Secret Service now says it used pepper spray at DC protest

WASHINGTON _ The U.S. Secret Service backtracked on Saturday to say that an employee had used pepper spray to clear protesters from a park near the White House on June 1, shortly before President Donald Trump held a photo-op in the area.

The determination came after "further review" of the events in Lafayette Park, which was cleared of mostly peaceful protesters shortly before Trump and an entourage walked through the area on the way to a brief visit to a nearby church.

"An agency employee used pepper spray on June 1st, during efforts to secure the area," the USSS said in a statement that was also posted on Twitter.

"The employee utilized oleoresin capsicum spray, or pepper spray, in response to an assaultive individual."

On June 5, the agency concluded that no agency personnel had used tear gas or pepper spray in Lafayette Park that day, "based on the records and information available at the time."

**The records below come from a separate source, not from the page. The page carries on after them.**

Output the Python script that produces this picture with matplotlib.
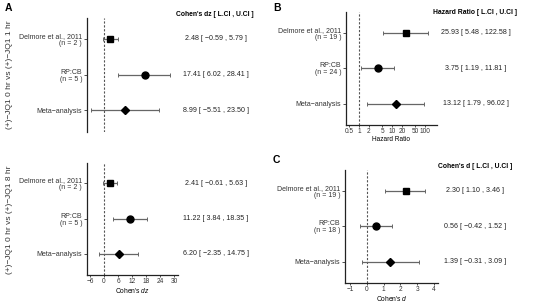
import numpy as np
import matplotlib
matplotlib.use("Agg")
import matplotlib.pyplot as plt

plt.rcParams['font.family'] = ['Liberation Sans', 'DejaVu Sans']
plt.rcParams['mathtext.fontset'] = 'custom'
plt.rcParams['mathtext.it'] = 'Liberation Sans:italic'
plt.rcParams['mathtext.rm'] = 'Liberation Sans'
NARROW = ['Liberation Sans Narrow', 'Liberation Sans', 'DejaVu Sans']

W, H = 538, 304

# --- data ---
studies = ["Delmore et al., 2011", "RP:CB", "Meta\u2212analysis"]
markers = ["s", "o", "D"]

n_a = [2, 5]
est_a1 = [2.48, 17.41, 8.99]
lo_a1 = [-0.59, 6.02, -5.51]
hi_a1 = [5.79, 28.41, 23.50]

est_a8 = [2.41, 11.22, 6.20]
lo_a8 = [-0.61, 3.84, -2.35]
hi_a8 = [5.63, 18.35, 14.75]

n_b = [19, 24]
est_b = [25.93, 3.75, 13.12]
lo_b = [5.48, 1.19, 1.79]
hi_b = [122.58, 11.81, 96.02]

n_c = [19, 18]
est_c = [2.30, 0.56, 1.39]
lo_c = [1.10, -0.42, -0.31]
hi_c = [3.46, 1.52, 3.09]

ticks_a = [-6, 0, 6, 12, 18, 24, 30]
ticks_b = [0.5, 1, 2, 5, 10, 20, 50, 100]
tick_labels_b = ["0.5", "1", "2", "5", "10", "20", "50", "100"]
ticks_c = [-1, 0, 1, 2, 3, 4]


def box(l, t, r, b):
    return [l / W, 1 - b / H, (r - l) / W, (b - t) / H]


def fmt(v):
    return f"{v:.2f}".replace("-", "\u2212")


def forest(ax, est, lo, hi, n, ref, xlim, text_x, log=False, show_x=True):
    rows = np.arange(1, len(est) + 1)
    for r, e, l, h, m in zip(rows, est, lo, hi, markers):
        ax.errorbar([e], [r], xerr=[[e - l], [h - e]], fmt="none",
                    ecolor="#666666", elinewidth=0.9, capsize=1.5,
                    capthick=0.7, zorder=2)
        ax.plot([e], [r], marker=m, color="black",
                ms=5.0 if m == "o" else 4.2, ls="none", zorder=3)
        ax.annotate(f"{fmt(e)} [ {fmt(l)} , {fmt(h)} ]",
                    xy=(text_x / W, r), xycoords=("figure fraction", "data"),
                    ha="center", va="center", fontsize=5.1, color="#222222",
                    annotation_clip=False)
    ax.axvline(ref, color="#555555", ls=(0, (2, 1.5)), lw=0.8, zorder=1)
    if log:
        ax.set_xscale("log")
    ax.set_xlim(*xlim)
    ax.set_ylim(3.6, 0.42)
    labels = [f"{s}\n(n = {k} )" for s, k in zip(studies[:2], n)] + [studies[2]]
    ax.set_yticks(rows)
    ax.set_yticklabels(labels, fontsize=5.0, color="#333333", linespacing=1.0,
                       family=NARROW)
    ax.tick_params(axis="y", length=2, width=0.6, pad=1.5, color="#333333")
    for s in ["top", "right"]:
        ax.spines[s].set_visible(False)
    ax.spines["left"].set_linewidth(0.9)
    ax.spines["left"].set_color("#222222")
    if show_x:
        ax.spines["bottom"].set_linewidth(0.9)
        ax.spines["bottom"].set_color("#222222")
        ax.tick_params(axis="x", length=1.5, width=0.6, pad=0.8,
                       labelsize=4.7, labelcolor="#333333", color="#333333")
    else:
        ax.spines["bottom"].set_visible(False)
        ax.set_xticks([])


fig = plt.figure(figsize=(W / 100, H / 100), dpi=100)

# panel A, top
ax1 = fig.add_axes(box(87, 18, 178, 132))
forest(ax1, est_a1, lo_a1, hi_a1, n_a, 0, (-7.3, 31.7), 216, show_x=False)
ax1.set_ylabel("(+)\u2212JQ1 0 hr vs (+)\u2212JQ1 1 hr", fontsize=6.0,
               color="#333333")
ax1.yaxis.set_label_coords(13 / W, 1 - 75 / H, transform=fig.transFigure)

# panel A, bottom
ax2 = fig.add_axes(box(87, 163, 178, 275))
forest(ax2, est_a8, lo_a8, hi_a8, n_a, 0, (-7.3, 31.7), 216)
ax2.set_xticks(ticks_a)
ax2.set_xlabel("Cohen's $\\it{dz}$", fontsize=4.8, labelpad=0.8)
ax2.set_ylabel("(+)\u2212JQ1 0 hr vs (+)\u2212JQ1 8 hr", fontsize=6.0,
               color="#333333")
ax2.yaxis.set_label_coords(13 / W, 1 - 220 / H, transform=fig.transFigure)

# panel B
ax3 = fig.add_axes(box(346, 12, 437, 125))
forest(ax3, est_b, lo_b, hi_b, n_b, 1, (0.404, 230), 476, log=True)
ax3.set_xticks(ticks_b)
ax3.set_xticklabels(tick_labels_b)
ax3.xaxis.set_minor_locator(matplotlib.ticker.NullLocator())
ax3.set_xlabel("Hazard Ratio", fontsize=4.7, labelpad=0.8)

# panel C
ax4 = fig.add_axes(box(345, 170, 438, 283))
forest(ax4, est_c, lo_c, hi_c, n_c, 0, (-1.30, 4.23), 475)
ax4.set_xticks(ticks_c)
ax4.set_xticklabels([str(t).replace("-", "\u2212") for t in ticks_c])
ax4.set_xlabel("Cohen's $\\it{d}$", fontsize=4.8, labelpad=0.8)

# headers and panel letters
fig.text(215 / W, 1 - 15 / H, "Cohen's dz [ L.CI , U.CI ]", fontsize=4.9,
         fontweight="bold", ha="center", va="center")
fig.text(475 / W, 1 - 12 / H, "Hazard Ratio [ L.CI , U.CI ]", fontsize=4.9,
         fontweight="bold", ha="center", va="center")
fig.text(475 / W, 1 - 167 / H, "Cohen's d [ L.CI , U.CI ]", fontsize=4.9,
         fontweight="bold", ha="center", va="center")
for lab, x, y in [("A", 5, 8), ("B", 273, 8), ("C", 273, 160)]:
    fig.text(x / W, 1 - y / H, lab, fontsize=7.5, fontweight="bold",
             ha="left", va="center")

fig.savefig("out.png", dpi=100)
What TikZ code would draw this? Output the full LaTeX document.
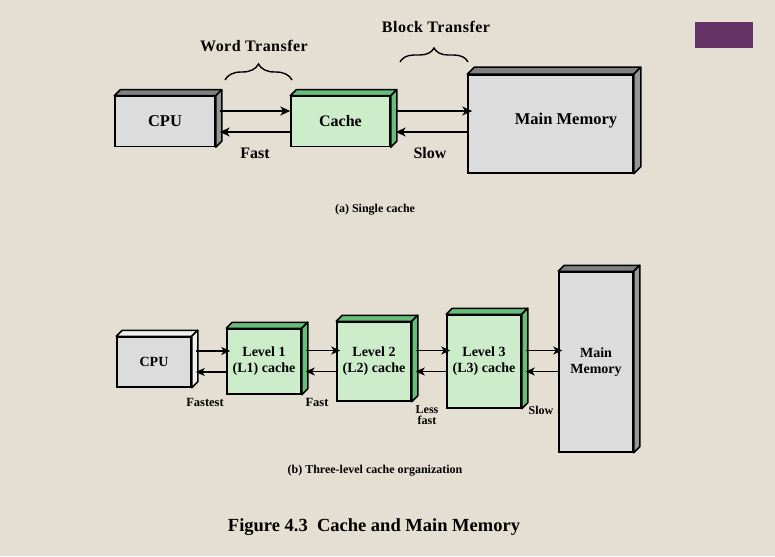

Trump and several administration officials, including Attorney General William Barr, walked across the park shortly after the protesters were scattered. The episode came minutes after Trump gave a speech in the Rose Garden of the White House threatening to "deploy the United States military" in U.S. cities to quell unrest triggered by the death of a black Minnesota man, George Floyd, in police custody.

Trump posed in front of the historic St. John's Episcopal Church, damaged by arson in the preceding days, where he held a bible aloft. The footage was quickly incorporated into a campaign ad.

Also on hand were Defense Secretary Mark Esper and Mark Milley, chairman of the Joint Chiefs of Staff. Both have disavowed or apologized for their part in the incident.

Debate has raged for almost two weeks about whether tear gas or another noxious spray was used to clear the area, as seemed evident from television footage.

A spokesman for the U.S. Park Police said earlier in the month that it had been a mistake to deny the use of tear gas _ after first saying that its officers used smoke and pepper agents but not "tear gas," a colloquial term used to describe a variety of irritating crowd-control agents, including pepper spray.